— What the exercise asks —
Begin the copy with the line that contains "What matplotlib code" and end it with the line that contains "from matplotlib.lines import Line2D". Print these lines exactly and omit all pictures.
### Listing
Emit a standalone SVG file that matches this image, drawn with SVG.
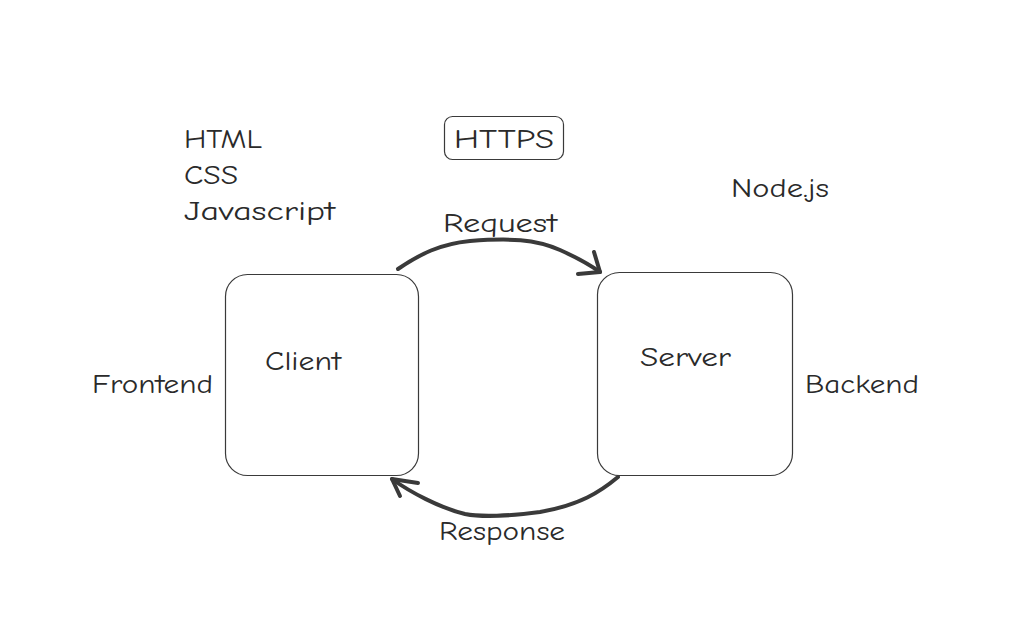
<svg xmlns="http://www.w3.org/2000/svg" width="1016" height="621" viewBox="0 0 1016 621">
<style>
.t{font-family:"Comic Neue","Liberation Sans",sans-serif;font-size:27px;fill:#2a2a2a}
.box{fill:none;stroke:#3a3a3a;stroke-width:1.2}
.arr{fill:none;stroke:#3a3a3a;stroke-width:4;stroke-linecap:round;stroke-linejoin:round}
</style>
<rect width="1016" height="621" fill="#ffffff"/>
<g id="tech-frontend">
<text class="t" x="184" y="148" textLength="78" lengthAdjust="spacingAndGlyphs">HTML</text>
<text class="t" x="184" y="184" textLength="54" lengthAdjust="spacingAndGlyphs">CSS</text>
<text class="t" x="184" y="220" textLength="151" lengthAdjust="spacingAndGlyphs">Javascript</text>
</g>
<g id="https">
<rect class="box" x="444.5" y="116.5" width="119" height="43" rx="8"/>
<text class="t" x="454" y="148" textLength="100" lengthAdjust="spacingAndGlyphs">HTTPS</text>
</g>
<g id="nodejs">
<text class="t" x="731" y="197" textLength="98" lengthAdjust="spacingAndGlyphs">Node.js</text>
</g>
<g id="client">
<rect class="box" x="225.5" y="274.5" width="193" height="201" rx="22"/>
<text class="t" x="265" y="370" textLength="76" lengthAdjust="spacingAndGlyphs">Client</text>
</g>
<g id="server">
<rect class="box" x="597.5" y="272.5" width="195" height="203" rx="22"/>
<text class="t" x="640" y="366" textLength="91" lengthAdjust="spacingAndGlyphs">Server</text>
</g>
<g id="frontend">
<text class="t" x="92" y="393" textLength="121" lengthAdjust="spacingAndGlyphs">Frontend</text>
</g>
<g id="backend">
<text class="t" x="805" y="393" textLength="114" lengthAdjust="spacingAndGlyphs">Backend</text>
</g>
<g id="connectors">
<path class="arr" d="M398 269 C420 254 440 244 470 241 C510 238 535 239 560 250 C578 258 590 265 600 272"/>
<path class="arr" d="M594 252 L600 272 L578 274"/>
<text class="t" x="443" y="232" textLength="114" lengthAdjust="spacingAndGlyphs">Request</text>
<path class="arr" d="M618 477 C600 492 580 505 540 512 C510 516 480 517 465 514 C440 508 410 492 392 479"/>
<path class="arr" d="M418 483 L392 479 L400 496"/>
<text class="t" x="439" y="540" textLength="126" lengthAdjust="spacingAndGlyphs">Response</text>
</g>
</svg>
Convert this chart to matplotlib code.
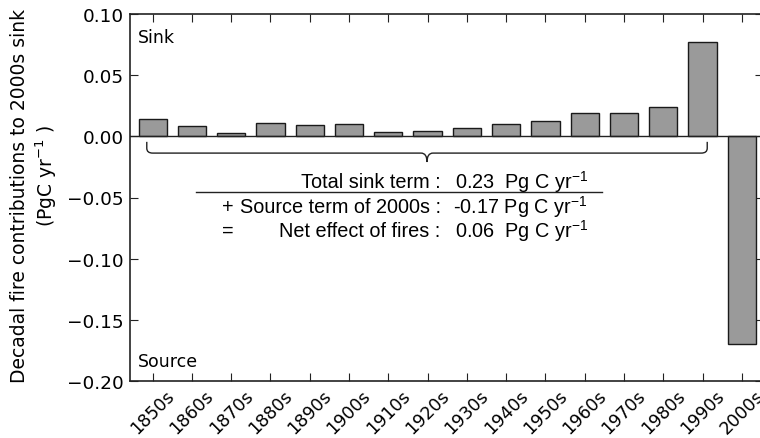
######
### Listing
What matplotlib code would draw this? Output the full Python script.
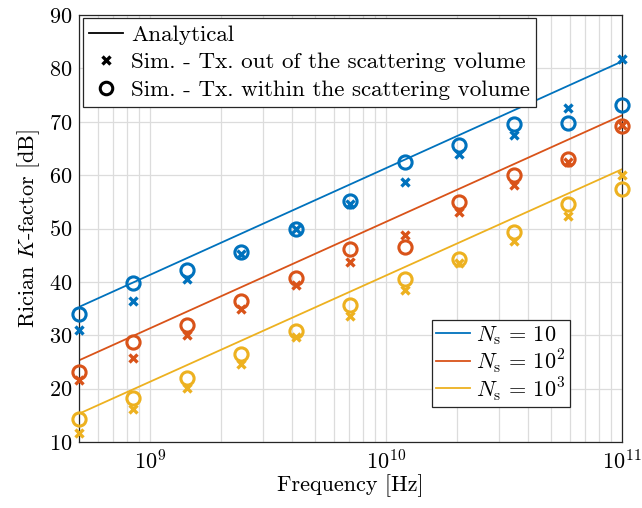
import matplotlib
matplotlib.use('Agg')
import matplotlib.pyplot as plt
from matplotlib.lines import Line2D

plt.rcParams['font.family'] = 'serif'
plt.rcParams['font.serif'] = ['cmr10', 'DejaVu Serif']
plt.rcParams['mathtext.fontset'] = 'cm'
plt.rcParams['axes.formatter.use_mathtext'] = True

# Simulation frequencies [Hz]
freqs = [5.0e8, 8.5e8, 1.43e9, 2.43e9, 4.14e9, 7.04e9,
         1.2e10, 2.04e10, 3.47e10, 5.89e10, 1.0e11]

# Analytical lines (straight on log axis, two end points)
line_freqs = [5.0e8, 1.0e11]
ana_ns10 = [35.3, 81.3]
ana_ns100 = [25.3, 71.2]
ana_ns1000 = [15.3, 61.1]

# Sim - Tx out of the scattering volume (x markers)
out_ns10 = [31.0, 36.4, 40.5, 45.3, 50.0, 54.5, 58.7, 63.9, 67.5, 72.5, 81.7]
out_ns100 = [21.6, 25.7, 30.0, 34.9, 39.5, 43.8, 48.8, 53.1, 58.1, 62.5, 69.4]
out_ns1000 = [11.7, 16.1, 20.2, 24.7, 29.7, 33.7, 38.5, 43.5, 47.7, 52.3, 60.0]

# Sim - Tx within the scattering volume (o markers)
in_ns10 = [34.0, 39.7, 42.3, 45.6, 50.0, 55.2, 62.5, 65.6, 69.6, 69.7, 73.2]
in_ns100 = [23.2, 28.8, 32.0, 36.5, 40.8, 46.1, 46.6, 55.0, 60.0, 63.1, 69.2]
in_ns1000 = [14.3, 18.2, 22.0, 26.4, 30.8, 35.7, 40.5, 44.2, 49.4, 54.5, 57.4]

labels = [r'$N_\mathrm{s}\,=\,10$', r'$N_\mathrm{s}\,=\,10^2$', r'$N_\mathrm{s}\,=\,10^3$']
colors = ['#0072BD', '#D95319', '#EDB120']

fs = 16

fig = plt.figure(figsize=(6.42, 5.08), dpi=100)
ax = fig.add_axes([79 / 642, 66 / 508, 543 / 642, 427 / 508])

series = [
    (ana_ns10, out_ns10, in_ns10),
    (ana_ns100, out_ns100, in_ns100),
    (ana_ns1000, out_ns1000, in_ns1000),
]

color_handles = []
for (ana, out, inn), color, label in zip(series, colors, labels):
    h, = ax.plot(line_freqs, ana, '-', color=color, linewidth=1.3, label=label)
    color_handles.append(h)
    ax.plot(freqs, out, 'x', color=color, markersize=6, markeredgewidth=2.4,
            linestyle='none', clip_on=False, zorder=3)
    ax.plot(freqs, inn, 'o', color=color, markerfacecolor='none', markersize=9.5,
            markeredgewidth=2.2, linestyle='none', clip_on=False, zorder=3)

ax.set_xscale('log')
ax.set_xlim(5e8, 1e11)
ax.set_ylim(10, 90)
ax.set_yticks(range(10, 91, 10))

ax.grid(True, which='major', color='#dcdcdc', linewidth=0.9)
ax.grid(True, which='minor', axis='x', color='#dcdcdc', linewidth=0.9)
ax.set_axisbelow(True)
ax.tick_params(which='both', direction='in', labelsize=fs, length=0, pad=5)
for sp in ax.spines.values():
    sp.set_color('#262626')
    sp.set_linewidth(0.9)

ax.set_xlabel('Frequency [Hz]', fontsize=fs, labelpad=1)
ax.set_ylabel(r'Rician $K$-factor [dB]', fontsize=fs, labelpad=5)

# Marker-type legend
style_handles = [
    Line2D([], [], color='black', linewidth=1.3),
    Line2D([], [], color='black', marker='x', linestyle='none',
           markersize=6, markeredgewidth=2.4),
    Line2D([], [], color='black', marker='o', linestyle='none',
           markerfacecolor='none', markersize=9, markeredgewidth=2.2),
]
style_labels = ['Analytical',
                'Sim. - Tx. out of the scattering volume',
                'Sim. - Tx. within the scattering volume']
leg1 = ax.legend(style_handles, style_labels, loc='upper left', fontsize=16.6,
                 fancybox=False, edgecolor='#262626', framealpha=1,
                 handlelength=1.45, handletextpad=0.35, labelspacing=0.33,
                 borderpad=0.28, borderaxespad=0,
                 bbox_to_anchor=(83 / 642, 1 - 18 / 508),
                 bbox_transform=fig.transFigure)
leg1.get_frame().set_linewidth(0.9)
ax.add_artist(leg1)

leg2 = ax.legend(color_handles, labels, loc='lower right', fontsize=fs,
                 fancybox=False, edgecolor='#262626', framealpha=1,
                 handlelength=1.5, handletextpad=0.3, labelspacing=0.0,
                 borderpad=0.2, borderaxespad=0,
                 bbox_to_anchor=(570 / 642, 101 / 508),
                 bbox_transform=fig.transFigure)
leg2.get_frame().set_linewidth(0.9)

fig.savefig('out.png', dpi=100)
######
— Completed task —
What matplotlib code would draw this? Output the full Python script.
import matplotlib
matplotlib.use('Agg')
import matplotlib.pyplot as plt
from matplotlib.lines import Line2D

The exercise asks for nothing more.